#### [What you are asked to do]
Images should be left out, and everything else in the listing reproduced exactly.

** START Data lines **

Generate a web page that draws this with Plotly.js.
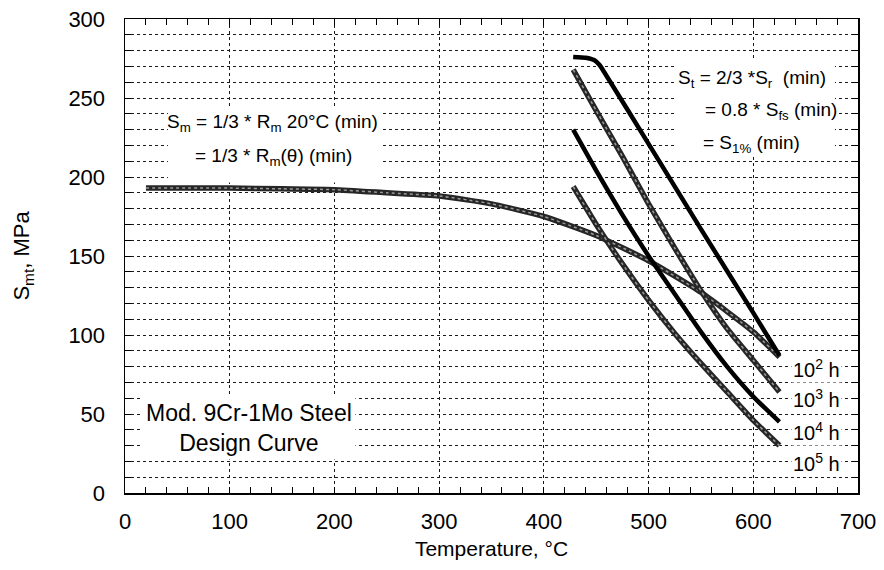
<!DOCTYPE html>
<html>
<head>
<meta charset="utf-8">
<script src="https://cdn.plot.ly/plotly-3.0.1.min.js"></script>
<style>html,body{margin:0;padding:0;background:#fff;}#chart{width:884px;height:570px;}</style>
</head>
<body>
<div id="chart"></div>
<script>
// Design curve S_m
const smTemp = [20, 100, 150, 200, 250, 300, 350, 400, 450, 500, 550, 600, 625];
const smVal  = [193, 193, 192.5, 192, 190, 188, 183, 175, 163, 147, 127, 102, 86];
// Creep curves S_t
const t2Temp = [428, 440, 448, 453, 458, 500, 550, 600, 625];
const t2Val  = [276, 275.5, 274, 271, 266, 221, 167, 114, 87];
const t3Temp = [428, 450, 475, 500, 525, 550, 575, 600, 625];
const t3Val  = [268, 242, 213, 183, 155, 128, 104, 84, 64];
const t4Temp = [428, 450, 475, 500, 525, 550, 575, 600, 625];
const t4Val  = [230, 204, 176, 150, 126, 102, 80, 61, 45];
const t5Temp = [428, 450, 475, 500, 525, 550, 575, 600, 625];
const t5Val  = [194, 170, 145, 122, 101, 82, 64, 46, 30];
// Curve labels
const hourLabels = ["10<sup>2</sup> h", "10<sup>3</sup> h", "10<sup>4</sup> h", "10<sup>5</sup> h"];
const hourLabelY = [79, 60, 39, 19];
const hourLabelX = 660;

const FONT = "Liberation Sans, Arial, Helvetica, sans-serif";

function hatched(x, y) {
  return [
    {x: x, y: y, mode: 'lines', line: {color: '#262626', width: 5.5, shape: 'spline', smoothing: 0.5}, hoverinfo: 'skip', showlegend: false},
    {x: x, y: y, mode: 'lines', line: {color: '#9a9a9a', width: 1.5, dash: 'dot', shape: 'spline', smoothing: 0.5}, hoverinfo: 'skip', showlegend: false}
  ];
}
function solid(x, y) {
  return [{x: x, y: y, mode: 'lines', line: {color: '#000', width: 4.5, shape: 'spline', smoothing: 0.5}, hoverinfo: 'skip', showlegend: false}];
}

const data = [].concat(
  hatched(smTemp, smVal),
  hatched(t5Temp, t5Val),
  hatched(t3Temp, t3Val),
  solid(t4Temp, t4Val),
  solid(t2Temp, t2Val)
);

const txt = (x, y, text, size, extra) => Object.assign({x: x, y: y, xref: 'x', yref: 'y', showarrow: false,
  text: text, font: {family: FONT, size: size, color: '#000'}}, extra || {});

const annotations = [
  txt(140.5, 234, "S<sub>m</sub> = 1/3 * R<sub>m</sub> 20°C (min)", 19),
  txt(142, 212.5, "= 1/3 * R<sub>m</sub>(θ) (min)", 19),
  txt(118, 41, "Mod. 9Cr-1Mo Steel<br>Design Curve", 23, {align: 'center', bgcolor: '#fff', borderpad: 3}),
  txt(526, 262, "S<sub>t</sub> = 2/3 *S<sub>r</sub>  (min)", 19, {xanchor: 'left'}),
  txt(552, 242, "= 0.8 * S<sub>fs</sub> (min)", 19, {xanchor: 'left'}),
  txt(550, 221, "= S<sub>1%</sub> (min)", 19, {xanchor: 'left'})
];
for (let i = 0; i < hourLabels.length; i++) {
  annotations.push(txt(hourLabelX, hourLabelY[i], hourLabels[i], 20, {bgcolor: '#fff', borderpad: 1}));
}

const layout = {
  width: 884, height: 570,
  margin: {l: 125, r: 26, t: 19, b: 77},
  paper_bgcolor: '#fff', plot_bgcolor: '#fff',
  font: {family: FONT, size: 22, color: '#000'},
  showlegend: false,
  xaxis: {
    range: [0, 700], dtick: 100, tick0: 0,
    showline: true, linecolor: '#000', linewidth: 1.5, mirror: 'ticks',
    ticks: 'inside', ticklen: 6, tickcolor: '#000', tickwidth: 1,
    showgrid: true, gridcolor: '#1a1a1a', gridwidth: 1, griddash: 'dot',
    zeroline: false,
    tickfont: {family: FONT, size: 22},
    ticklabelstandoff: 8,
    minor: {dtick: 20, ticks: 'inside', ticklen: 6, tickcolor: '#000', showgrid: false},
    title: {text: 'Temperature, °C', font: {family: FONT, size: 21}, standoff: 8}
  },
  yaxis: {
    range: [0, 300], dtick: 50, tick0: 0,
    showline: true, linecolor: '#000', linewidth: 1.5, mirror: 'ticks',
    ticks: 'inside', ticklen: 6, tickcolor: '#000', tickwidth: 1,
    showgrid: true, gridcolor: '#1a1a1a', gridwidth: 1, griddash: 'dot',
    zeroline: false,
    tickfont: {family: FONT, size: 22},
    ticklabelstandoff: 14,
    minor: {dtick: 10, ticks: 'inside', ticklen: 6, tickcolor: '#000', showgrid: true, gridcolor: '#1a1a1a', gridwidth: 1, griddash: 'dot'},
    title: {text: 'S<sub>mt</sub>, MPa', font: {family: FONT, size: 22}, standoff: 32}
  },
  shapes: [
    {type: 'rect', xref: 'x', yref: 'y', x0: 41, x1: 245, y0: 196.5, y1: 245, fillcolor: '#fff', line: {width: 0}, layer: 'above'},
    {type: 'rect', xref: 'x', yref: 'y', x0: 525, x1: 678, y0: 214, y1: 275, fillcolor: '#fff', line: {width: 0}, layer: 'above'}
  ],
  annotations: annotations
};

Plotly.newPlot('chart', data, layout, {staticPlot: true, displayModeBar: false});
</script>
</body>
</html>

** END Data lines **

#### [Correct output]
Generate a web page that draws this with Plotly.js.
<!DOCTYPE html>
<html>
<head>
<meta charset="utf-8">
<script src="https://cdn.plot.ly/plotly-3.0.1.min.js"></script>
<style>html,body{margin:0;padding:0;background:#fff;}#chart{width:884px;height:570px;}</style>
</head>
<body>
<div id="chart"></div>
<script>
// Design curve S_m
const smTemp = [20, 100, 150, 200, 250, 300, 350, 400, 450, 500, 550, 600, 625];
const smVal  = [193, 193, 192.5, 192, 190, 188, 183, 175, 163, 147, 127, 102, 86];
// Creep curves S_t
const t2Temp = [428, 440, 448, 453, 458, 500, 550, 600, 625];
const t2Val  = [276, 275.5, 274, 271, 266, 221, 167, 114, 87];
const t3Temp = [428, 450, 475, 500, 525, 550, 575, 600, 625];
const t3Val  = [268, 242, 213, 183, 155, 128, 104, 84, 64];
const t4Temp = [428, 450, 475, 500, 525, 550, 575, 600, 625];
const t4Val  = [230, 204, 176, 150, 126, 102, 80, 61, 45];
const t5Temp = [428, 450, 475, 500, 525, 550, 575, 600, 625];
const t5Val  = [194, 170, 145, 122, 101, 82, 64, 46, 30];
// Curve labels
const hourLabels = ["10<sup>2</sup> h", "10<sup>3</sup> h", "10<sup>4</sup> h", "10<sup>5</sup> h"];
const hourLabelY = [79, 60, 39, 19];
const hourLabelX = 660;

const FONT = "Liberation Sans, Arial, Helvetica, sans-serif";

function hatched(x, y) {
  return [
    {x: x, y: y, mode: 'lines', line: {color: '#262626', width: 5.5, shape: 'spline', smoothing: 0.5}, hoverinfo: 'skip', showlegend: false},
    {x: x, y: y, mode: 'lines', line: {color: '#9a9a9a', width: 1.5, dash: 'dot', shape: 'spline', smoothing: 0.5}, hoverinfo: 'skip', showlegend: false}
  ];
}
function solid(x, y) {
  return [{x: x, y: y, mode: 'lines', line: {color: '#000', width: 4.5, shape: 'spline', smoothing: 0.5}, hoverinfo: 'skip', showlegend: false}];
}

const data = [].concat(
  hatched(smTemp, smVal),
  hatched(t5Temp, t5Val),
  hatched(t3Temp, t3Val),
  solid(t4Temp, t4Val),
  solid(t2Temp, t2Val)
);

const txt = (x, y, text, size, extra) => Object.assign({x: x, y: y, xref: 'x', yref: 'y', showarrow: false,
  text: text, font: {family: FONT, size: size, color: '#000'}}, extra || {});

const annotations = [
  txt(140.5, 234, "S<sub>m</sub> = 1/3 * R<sub>m</sub> 20°C (min)", 19),
  txt(142, 212.5, "= 1/3 * R<sub>m</sub>(θ) (min)", 19),
  txt(118, 41, "Mod. 9Cr-1Mo Steel<br>Design Curve", 23, {align: 'center', bgcolor: '#fff', borderpad: 3}),
  txt(526, 262, "S<sub>t</sub> = 2/3 *S<sub>r</sub>  (min)", 19, {xanchor: 'left'}),
  txt(552, 242, "= 0.8 * S<sub>fs</sub> (min)", 19, {xanchor: 'left'}),
  txt(550, 221, "= S<sub>1%</sub> (min)", 19, {xanchor: 'left'})
];
for (let i = 0; i < hourLabels.length; i++) {
  annotations.push(txt(hourLabelX, hourLabelY[i], hourLabels[i], 20, {bgcolor: '#fff', borderpad: 1}));
}

const layout = {
  width: 884, height: 570,
  margin: {l: 125, r: 26, t: 19, b: 77},
  paper_bgcolor: '#fff', plot_bgcolor: '#fff',
  font: {family: FONT, size: 22, color: '#000'},
  showlegend: false,
  xaxis: {
    range: [0, 700], dtick: 100, tick0: 0,
    showline: true, linecolor: '#000', linewidth: 1.5, mirror: 'ticks',
    ticks: 'inside', ticklen: 6, tickcolor: '#000', tickwidth: 1,
    showgrid: true, gridcolor: '#1a1a1a', gridwidth: 1, griddash: 'dot',
    zeroline: false,
    tickfont: {family: FONT, size: 22},
    ticklabelstandoff: 8,
    minor: {dtick: 20, ticks: 'inside', ticklen: 6, tickcolor: '#000', showgrid: false},
    title: {text: 'Temperature, °C', font: {family: FONT, size: 21}, standoff: 8}
  },
  yaxis: {
    range: [0, 300], dtick: 50, tick0: 0,
    showline: true, linecolor: '#000', linewidth: 1.5, mirror: 'ticks',
    ticks: 'inside', ticklen: 6, tickcolor: '#000', tickwidth: 1,
    showgrid: true, gridcolor: '#1a1a1a', gridwidth: 1, griddash: 'dot',
    zeroline: false,
    tickfont: {family: FONT, size: 22},
    ticklabelstandoff: 14,
    minor: {dtick: 10, ticks: 'inside', ticklen: 6, tickcolor: '#000', showgrid: true, gridcolor: '#1a1a1a', gridwidth: 1, griddash: 'dot'},
    title: {text: 'S<sub>mt</sub>, MPa', font: {family: FONT, size: 22}, standoff: 32}
  },
  shapes: [
    {type: 'rect', xref: 'x', yref: 'y', x0: 41, x1: 245, y0: 196.5, y1: 245, fillcolor: '#fff', line: {width: 0}, layer: 'above'},
    {type: 'rect', xref: 'x', yref: 'y', x0: 525, x1: 678, y0: 214, y1: 275, fillcolor: '#fff', line: {width: 0}, layer: 'above'}
  ],
  annotations: annotations
};

Plotly.newPlot('chart', data, layout, {staticPlot: true, displayModeBar: false});
</script>
</body>
</html>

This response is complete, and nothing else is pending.